How often does it happen to us that in the middle of the night control disappears and even though the night is peaceful, it causes us despair? To be honest, I don't know if the question is about controlling the TV or if it refers to that moment when we lose control of our thoughts and many ideas come to our minds, including the thought of what would have happened if we had done something at the time that we didn't have the courage to do when we could and now there is no opportunity. Those thoughts make us lose control. Maybe I'm wrong, and you're talking about the TV remote, and I'm just using this post to vent, but the question made me think about this.
Not only that kind of thinking, but also the idea that we are fighting for something that, no matter how much we want to achieve it, is costing us a lot. We ask ourselves if we are doing things right or, better yet, if all the effort we are putting into achieving that dream goal is worth it. Although everyone's goal is different, we always have a goal that makes us get up every day to fight and keep going, even when our spirits are low or we are sick.
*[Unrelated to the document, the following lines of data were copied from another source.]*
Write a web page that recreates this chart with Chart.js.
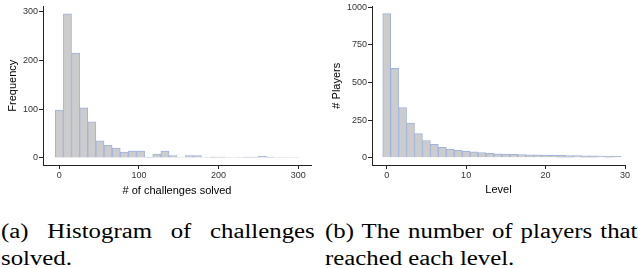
<!DOCTYPE html>
<html lang="en">
    <head>
        <meta charset="UTF-8">
        <title>Challenges solved and levels reached</title>
        <script src="https://cdn.jsdelivr.net/npm/chart.js"></script>
        <style>
            body {
                margin: 0;
                background: #fff;
                width: 638px;
                height: 268px;
                position: relative;
                overflow: hidden;
            }
            canvas {
                position: absolute;
                top: 0;
            }
            #chartA { left: 0; }
            #chartB { left: 318px; }
            .cap {
                position: absolute;
                top: 218px;
                font-family: "Liberation Serif", "Times New Roman", serif;
                font-size: 20px;
                line-height: 27px;
                color: #000;
                transform: scaleX(1.24);
                transform-origin: 0 0;
            }
            .cap .l1 {
                text-align: justify;
                text-align-last: justify;
            }
            #capA { left: 1px; width: 253px; }
            #capB { left: 325px; width: 252px; }
        </style>
    </head>
    <body>
        <canvas id="chartA" width="318" height="200"></canvas>
        <canvas id="chartB" width="320" height="200"></canvas>

        <div class="cap" id="capA">
            <div class="l1">(a) Histogram of challenges</div>
            <div>solved.</div>
        </div>
        <div class="cap" id="capB">
            <div class="l1">(b) The number of players that</div>
            <div>reached each level.</div>
        </div>

        <script>
            // (a) histogram of challenges solved, 30 bins
            const binCenters = [0, 10.2, 20.4, 30.6, 40.8, 51, 61.2, 71.4, 81.6, 91.8,
                102, 112.2, 122.4, 132.6, 142.8, 153, 163.2, 173.4, 183.6, 193.8,
                204, 214.2, 224.4, 234.6, 244.8, 255, 265.2, 275.4, 285.6, 295.8];
            const binCounts = [98, 296, 215, 103, 74, 35, 26, 20, 12, 14,
                14, 2, 8, 14, 5, 1, 5, 5, 1, 2,
                2, 1, 1, 2, 2, 4, 2, 1, 1, 1];
            const ticksAX = [0, 100, 200, 300];
            const ticksAY = [0, 100, 200, 300];

            // (b) players per level
            const levels = [0, 1, 2, 3, 4, 5, 6, 7, 8, 9,
                10, 11, 12, 13, 14, 15, 16, 17, 18, 19,
                20, 21, 22, 23, 24, 25, 26, 27, 28, 29];
            const players = [958, 594, 334, 230, 160, 115, 89, 69, 56, 50,
                43, 39, 35, 30, 27, 25, 23, 22, 20, 19,
                18, 17, 16, 15, 14, 13, 13, 12, 11, 10];
            const ticksBX = [0, 10, 20, 30];
            const ticksBY = [0, 250, 500, 750, 1000];

            const fillColor = '#cccccc';
            const edgeColor = 'rgb(160, 178, 222)';
            const axisColor = '#222';
            const sans = '"Liberation Sans", Arial, sans-serif';

            function axis(min, max, ticks, title, titlePad, size) {
                return {
                    type: 'linear',
                    min: min,
                    max: max,
                    offset: false,
                    afterBuildTicks: s => { s.ticks = ticks.map(v => ({ value: v })); },
                    afterFit: s => {
                        if (s.isHorizontal()) s.height = size; else s.width = size;
                    },
                    grid: { offset: false, drawOnChartArea: false, drawTicks: true, tickLength: 4, color: axisColor },
                    border: { display: true, color: axisColor, width: 1 },
                    ticks: {
                        padding: 1,
                        color: '#333',
                        font: { family: sans, size: 9 },
                        maxRotation: 0,
                        autoSkip: false,
                        callback: v => String(v)
                    },
                    title: {
                        display: true,
                        text: title,
                        color: '#000',
                        font: { family: sans, size: 11 },
                        padding: titlePad
                    }
                };
            }

            function makeChart(id, xs, ys, xScale, yScale, pad) {
                new Chart(document.getElementById(id), {
                    type: 'bar',
                    data: {
                        datasets: [{
                            data: xs.map((x, i) => ({ x: x, y: ys[i] })),
                            backgroundColor: fillColor,
                            borderColor: edgeColor,
                            borderWidth: 1,
                            barPercentage: 1,
                            categoryPercentage: 1
                        }]
                    },
                    options: {
                        responsive: false,
                        animation: false,
                        devicePixelRatio: 1,
                        layout: { padding: pad },
                        plugins: { legend: { display: false }, tooltip: { enabled: false } },
                        scales: { x: xScale, y: yScale }
                    }
                });
            }

            makeChart('chartA', binCenters, binCounts,
                axis(-20.5, 316, ticksAX, '# of challenges solved', { top: 0, bottom: 2.5 }, 35),
                axis(-14.5, 311, ticksAY, 'Frequency', { top: 6.5, bottom: 0 }, 43),
                { left: 0, right: 7, top: 3, bottom: 0 });

            makeChart('chartB', levels, players,
                axis(-1.85, 30, ticksBX, 'Level', { top: 0, bottom: 3.5 }, 35),
                axis(-48, 1006, ticksBY, '# Players', { top: 12.5, bottom: 0 }, 54),
                { left: 0, right: 13, top: 3, bottom: 0 });
        </script>
    </body>
</html>
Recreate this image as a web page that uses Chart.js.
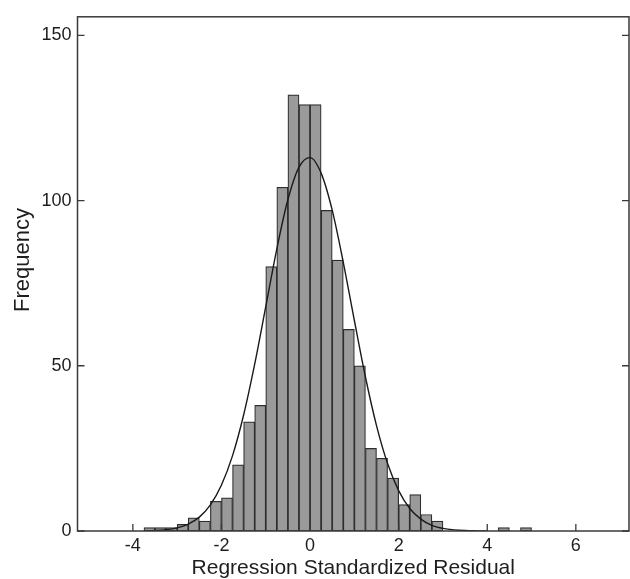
<!DOCTYPE html>
<html>
<head>
<meta charset="utf-8">
<script src="https://cdn.jsdelivr.net/npm/chart.js@4/dist/chart.umd.min.js"></script>
<style>
  html, body { margin: 0; padding: 0; background: #fff; }
  #wrap { width: 630px; height: 579px; }
</style>
</head>
<body>
<div id="wrap"><canvas id="chart" width="630" height="579"></canvas></div>
<script>
// histogram bins (left edge, width 0.25) and counts
const binStarts = [-3.75, -3.5, -3.25, -3.0, -2.75, -2.5, -2.25, -2.0, -1.75, -1.5, -1.25, -1.0, -0.75, -0.5, -0.25,
  0.0, 0.25, 0.5, 0.75, 1.0, 1.25, 1.5, 1.75, 2.0, 2.25, 2.5, 2.75, 4.25, 4.75];
const binCounts = [1, 1, 1, 2, 4, 3, 9, 10, 20, 33, 38, 80, 104, 132, 129,
  129, 97, 82, 61, 50, 25, 22, 16, 8, 11, 5, 3, 1, 1];
const binWidth = 0.25;

// fitted normal curve
const curveX = [-3.75, -3.5, -3.25, -3.0, -2.75, -2.5, -2.25, -2.0, -1.75, -1.5, -1.25, -1.0, -0.75, -0.5, -0.25,
  0.0, 0.25, 0.5, 0.75, 1.0, 1.25, 1.5, 1.75, 2.0, 2.25, 2.5, 2.75, 3.0, 3.25, 3.5, 3.75, 4.0];
const curveY = [0.06, 0.17, 0.42, 0.96, 2.1, 4.2, 7.9, 13.9, 22.8, 35.1, 50.5, 67.9, 85.4, 100.3, 110.1,
  113.0, 108.3, 97.1, 81.3, 63.7, 46.6, 31.9, 20.4, 12.2, 6.8, 3.6, 1.7, 0.8, 0.34, 0.13, 0.05, 0.02];

const xTicks = [-4, -2, 0, 2, 4, 6];
const yTicks = [0, 50, 100, 150];

const textColor = '#1e1e1e';
const frameColor = '#3a3a3a';
const fontFamily = 'Liberation Sans, Arial, sans-serif';

// frame, inward tick marks and the y title
const framePlugin = {
  id: 'frame',
  afterDraw(chart) {
    const { ctx, chartArea: a, scales } = chart;
    ctx.save();
    ctx.strokeStyle = frameColor;
    ctx.lineWidth = 1.5;
    ctx.strokeRect(a.left, a.top, a.right - a.left, a.bottom - a.top);
    ctx.lineWidth = 1.3;
    ctx.beginPath();
    yTicks.forEach(v => {
      const y = scales.y.getPixelForValue(v);
      ctx.moveTo(a.left, y); ctx.lineTo(a.left + 7, y);
      ctx.moveTo(a.right, y); ctx.lineTo(a.right - 7, y);
    });
    xTicks.forEach(v => {
      const x = scales.x.getPixelForValue(v);
      ctx.moveTo(x, a.bottom); ctx.lineTo(x, a.bottom - 7);
    });
    ctx.stroke();

    // y axis title, sits a little above the middle like the original
    ctx.translate(23, scales.y.getPixelForValue(82));
    ctx.rotate(-Math.PI / 2);
    ctx.fillStyle = textColor;
    ctx.font = '22px ' + fontFamily;
    ctx.textAlign = 'center';
    ctx.textBaseline = 'middle';
    ctx.fillText('Frequency', 0, 0);
    ctx.restore();
  }
};

const ctx = document.getElementById('chart').getContext('2d');
new Chart(ctx, {
  data: {
    datasets: [
      {
        type: 'line',
        data: curveX.map((x, i) => ({ x, y: curveY[i] })),
        borderColor: '#1a1a1a',
        borderWidth: 1.4,
        pointRadius: 0,
        cubicInterpolationMode: 'monotone',
        fill: false,
        order: 0,
      },
      {
        type: 'bar',
        data: binStarts.map((s, i) => ({ x: s + binWidth / 2, y: binCounts[i] })),
        backgroundColor: '#9a9a9a',
        borderColor: '#2e2e2e',
        borderWidth: 1.2,
        borderSkipped: false,
        barPercentage: 1,
        categoryPercentage: 1,
        order: 1,
      },
    ],
  },
  options: {
    responsive: false,
    animation: false,
    events: [],
    layout: { padding: { top: 13, right: 1, left: 0, bottom: 0 } },
    plugins: { legend: { display: false }, tooltip: { enabled: false } },
    scales: {
      x: {
        type: 'linear',
        offset: false,
        min: -5.25,
        max: 7.2,
        grid: { display: false, drawTicks: false, offset: false },
        border: { display: false },
        afterBuildTicks: s => { s.ticks = xTicks.map(v => ({ value: v })); },
        afterFit: s => { s.height = 48; },
        ticks: {
          padding: 4,
          color: textColor,
          font: { family: fontFamily, size: 18 },
          maxRotation: 0,
        },
        title: {
          display: true,
          text: 'Regression Standardized Residual',
          color: textColor,
          font: { family: fontFamily, size: 21 },
          padding: { top: 0, bottom: -2 },
        },
      },
      y: {
        min: 0,
        max: 155.6,
        grid: { display: false, drawTicks: false },
        border: { display: false },
        afterBuildTicks: s => { s.ticks = yTicks.map(v => ({ value: v })); },
        afterFit: s => { s.width = 77.5; },
        ticks: {
          padding: 6,
          color: textColor,
          font: { family: fontFamily, size: 18 },
        },
        title: { display: false },
      },
    },
  },
  plugins: [framePlugin],
});
</script>
</body>
</html>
Sometimes, that midnight chaos makes us weak, as that voice tells us (give up, it's not worth the effort you're putting in), and it is against that thought that we must fight so as not to lose control. I don't know what it is about the night, but it's quite easy to lose control at night, especially on those sleepless nights when our thoughts keep us awake. That's why we mustn't let ourselves be defeated, and it's okay to go through those moments of weakness because we all have them. The important thing is not to let them get the better of us.